Checking out, including paying took ages. In fact a lot longer than the dental check. It seems a new software build (running on Windows 10) was giving them a problem logging on. The young lady apologised and said everyone had the same trouble. "Why don't you just use pencil and paper? I asked… this was a silly question because how would you then keep three receptionists busy not to mention the IT guy and the bespoke system analysts and programmers? Then I wondered about the rest of the NHS…
Low productivity costs loads of money.

 DELIVERY PROBLEMS... ROYAL MAIL

 Having returned from holiday and extracted the postman's red failure to deliver card from the ginormous heap of junk mail I found the email option was absent and I could either scan in a weird "OR" code or ring a number 03456 021 021. I don't know what an OR code is so I rang the number and discovered a new automated feature. "What can go wrong", I thought? A voice told me to press numbers which I did and I was surprised to find everything went smoothly. It took ages because the voice read all the details on the card. I didn't need to hear these because I'd already read them twice before ringing the redelivery number.

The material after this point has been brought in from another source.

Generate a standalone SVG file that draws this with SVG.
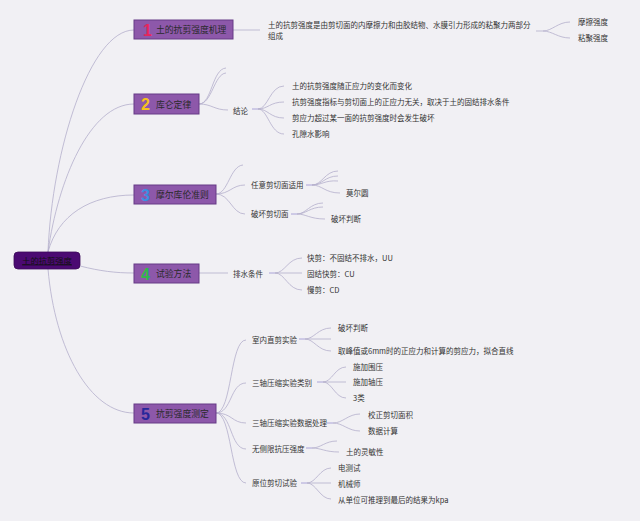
<svg xmlns="http://www.w3.org/2000/svg" width="640" height="521" viewBox="0 0 640 521">
<style>
.bg{fill:#f1f0f4}
.main rect{fill:#8d58aa;stroke:#673a86;stroke-width:1}
.main .lbl{font-family:"Noto Sans CJK SC","Noto Sans",sans-serif;font-size:8.8px;fill:#2a2a2a}
.num{font-family:"Liberation Sans","Noto Sans",sans-serif;font-weight:bold;font-size:16px}
.t{font-family:"Noto Sans CJK SC","Noto Sans",sans-serif;font-size:7.5px;fill:#333}
.c path{fill:none;stroke:#b4aecb;stroke-width:0.8}
.c path.f{stroke:#9a90d0}
</style>
<rect class="bg" x="0" y="0" width="640" height="521"/>
<g class="c" id="connectors">
<path d="M48,252 C52,150 90,30 134,30"/>
<path d="M48,252 C58,180 90,104 134,104"/>
<path d="M48,252 C58,215 90,195 134,195"/>
<path d="M80,266 C100,271 115,273 134,273"/>
<path d="M48,269 C55,350 90,413 134,413"/>
<path d="M233,30 L260,30"/>
<path d="M536,31 L543,31 C552,31 558,22 570,22"/>
<path d="M543,31 C552,31 558,38 570,38"/>
<path d="M199,104 C212,104 212,69 226,68"/>
<path d="M199,104 C212,104 214,74 226,73"/>
<path d="M199,104 C212,104 214,110 228,110"/>
<path class="f" d="M252,109 L258,109"/>
<path d="M258,109 C268,109 270,86 284,86"/>
<path d="M258,109 C268,109 270,102 284,102"/>
<path d="M258,109 C268,109 270,118 284,118"/>
<path d="M258,109 C268,109 270,134 284,134"/>
<path d="M216,194 C228,194 230,166 243,165"/>
<path d="M216,194 C230,194 232,185 245,185"/>
<path d="M216,194 C230,194 232,214 245,214"/>
<path class="f" d="M306,185 L312,185"/>
<path d="M312,185 C322,185 325,171 338,171"/>
<path d="M312,185 C322,185 325,176 338,176"/>
<path d="M312,185 C322,185 325,180 338,181"/>
<path d="M312,185 C322,185 325,193 340,193"/>
<path class="f" d="M291,214 L297,214"/>
<path d="M297,214 C306,214 310,203 323,203"/>
<path d="M297,214 C306,214 310,207 323,207"/>
<path d="M297,214 C306,214 310,219 325,219"/>
<path d="M199,273 L228,273"/>
<path class="f" d="M269,273 L275,273"/>
<path d="M275,273 C285,273 288,258 302,258"/>
<path d="M275,273 L302,273"/>
<path d="M275,273 C285,273 288,290 302,290"/>
<path d="M216,413 C232,413 230,340 246,340"/>
<path d="M216,413 C232,413 230,383 246,383"/>
<path d="M216,413 C232,413 232,423 246,423"/>
<path d="M216,413 C232,413 230,449 246,449"/>
<path d="M216,413 C232,413 230,483 246,483"/>
<path class="f" d="M299,339 L305,339"/>
<path d="M305,339 C314,339 318,328 331,328"/>
<path d="M305,339 L331,339"/>
<path d="M305,339 C314,339 318,351 331,351"/>
<path class="f" d="M317,382 L323,382"/>
<path d="M323,382 C332,382 335,367 346,367"/>
<path d="M323,382 L346,382"/>
<path d="M323,382 C332,382 335,398 346,398"/>
<path class="f" d="M327,423 L333,423"/>
<path d="M333,423 C343,423 348,414 360,414"/>
<path d="M333,423 C343,423 348,431 360,431"/>
<path class="f" d="M306,448 L312,448"/>
<path d="M312,448 C321,448 325,441 337,441"/>
<path d="M312,448 C321,448 325,452 339,452"/>
<path class="f" d="M301,483 L307,483"/>
<path d="M307,483 C316,483 320,468 331,468"/>
<path d="M307,483 L331,483"/>
<path d="M307,483 C316,483 320,499 331,499"/>
</g>
<g id="root">
<rect x="14" y="252" width="66" height="17" rx="4" fill="#4b0a72" stroke="#3a0858" stroke-width="0.8"/>
<text x="47" y="263.5" text-anchor="middle" font-family="Noto Sans CJK SC,Noto Sans,sans-serif" font-size="8.3" fill="#111" text-decoration="underline">土的抗剪强度</text>
</g>
<g id="n1" class="main">
<rect x="134" y="20" width="99" height="19"/>
<text x="143" y="36" class="num" style="fill:#e6265c">1</text>
<text x="156" y="33" class="lbl">土的抗剪强度机理</text>
</g>
<g id="n2" class="main">
<rect x="134" y="94" width="65" height="20"/>
<text x="141" y="110" class="num" style="fill:#f6c21d">2</text>
<text x="156" y="107.5" class="lbl">库仑定律</text>
</g>
<g id="n3" class="main">
<rect x="134" y="185" width="82" height="19"/>
<text x="141" y="200.5" class="num" style="fill:#3b8fe2">3</text>
<text x="156" y="198" class="lbl">摩尔库伦准则</text>
</g>
<g id="n4" class="main">
<rect x="134" y="264" width="65" height="19"/>
<text x="141" y="280" class="num" style="fill:#2fba4a">4</text>
<text x="156" y="277" class="lbl">试验方法</text>
</g>
<g id="n5" class="main">
<rect x="134" y="404" width="82" height="19"/>
<text x="141" y="420" class="num" style="fill:#27279a">5</text>
<text x="156" y="417" class="lbl">抗剪强度测定</text>
</g>
<g id="n1-children">
<text class="t" x="268" y="28">土的抗剪强度是由剪切面的内摩擦力和由胶结物、水膜引力形成的粘聚力两部分</text>
<text class="t" x="268" y="39">组成</text>
<text class="t" x="578" y="25">摩擦强度</text>
<text class="t" x="578" y="41">粘聚强度</text>
</g>
<g id="n2-children">
<text class="t" x="233" y="113.5">结论</text>
<text class="t" x="292" y="89">土的抗剪强度随正应力的变化而变化</text>
<text class="t" x="292" y="105">抗剪强度指标与剪切面上的正应力无关，取决于土的固结排水条件</text>
<text class="t" x="292" y="121">剪应力超过某一面的抗剪强度时会发生破坏</text>
<text class="t" x="292" y="137">孔隙水影响</text>
</g>
<g id="n3-children">
<text class="t" x="251" y="188">任意剪切面适用</text>
<text class="t" x="346" y="196">莫尔圆</text>
<text class="t" x="251" y="217">破坏剪切面</text>
<text class="t" x="331" y="222">破坏判断</text>
</g>
<g id="n4-children">
<text class="t" x="233" y="276.5">排水条件</text>
<text class="t" x="307" y="261">快剪：不固结不排水，UU</text>
<text class="t" x="307" y="277">固结快剪：CU</text>
<text class="t" x="307" y="293">慢剪：CD</text>
</g>
<g id="n5-children">
<text class="t" x="252" y="342.5">室内直剪实验</text>
<text class="t" x="338" y="331">破坏判断</text>
<text class="t" x="338" y="354">取峰值或6mm时的正应力和计算的剪应力，拟合直线</text>
<text class="t" x="252" y="385.5">三轴压缩实验类别</text>
<text class="t" x="353" y="370">施加围压</text>
<text class="t" x="353" y="385">施加轴压</text>
<text class="t" x="353" y="401">3类</text>
<text class="t" x="252" y="425.5">三轴压缩实验数据处理</text>
<text class="t" x="368" y="417.5">校正剪切面积</text>
<text class="t" x="368" y="434">数据计算</text>
<text class="t" x="252" y="451.5">无侧限抗压强度</text>
<text class="t" x="346" y="455">土的灵敏性</text>
<text class="t" x="252" y="486">原位剪切试验</text>
<text class="t" x="338" y="471">电测试</text>
<text class="t" x="338" y="487">机械师</text>
<text class="t" x="338" y="503">从单位可推理到最后的结果为kpa</text>
</g>
</svg>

Right at the end, having established the new delivery date and the delivery address, all read back to me at a leisurely pace, the voice asked how I was addressed or somesuch similar term, giving Mr or Mrs as an example. I said Mr but the voice didn't recognise this so asked again.... and again and again until it gave up and said I'd have to wait for an advisor. The voice got this back-to-front really because I didn't need an advisor, the voice did.

After waiting for another 5 minutes a nice Scotsman asked how he could help and said their new system was having teething troubles. What was the name on the parcel he asked... I don't know because I haven't seen it yet and that line on the card wasn't filled in.

Anyway, it took only a couple more minutes and my parcel should now be on its way. It's a pity the email system isn't still in use because that would give me one day's wait whereas the computer appears to need a minimum of two days. I suggested that I should have used a Scottish accent and the nice Scotsman said, "there's no way that would have worked".

It turned out, when I read the label the next day, the parcel was addressed to "Low Cost Repairs", not me so I suppose I should have told the voice "Low" not "Mr"?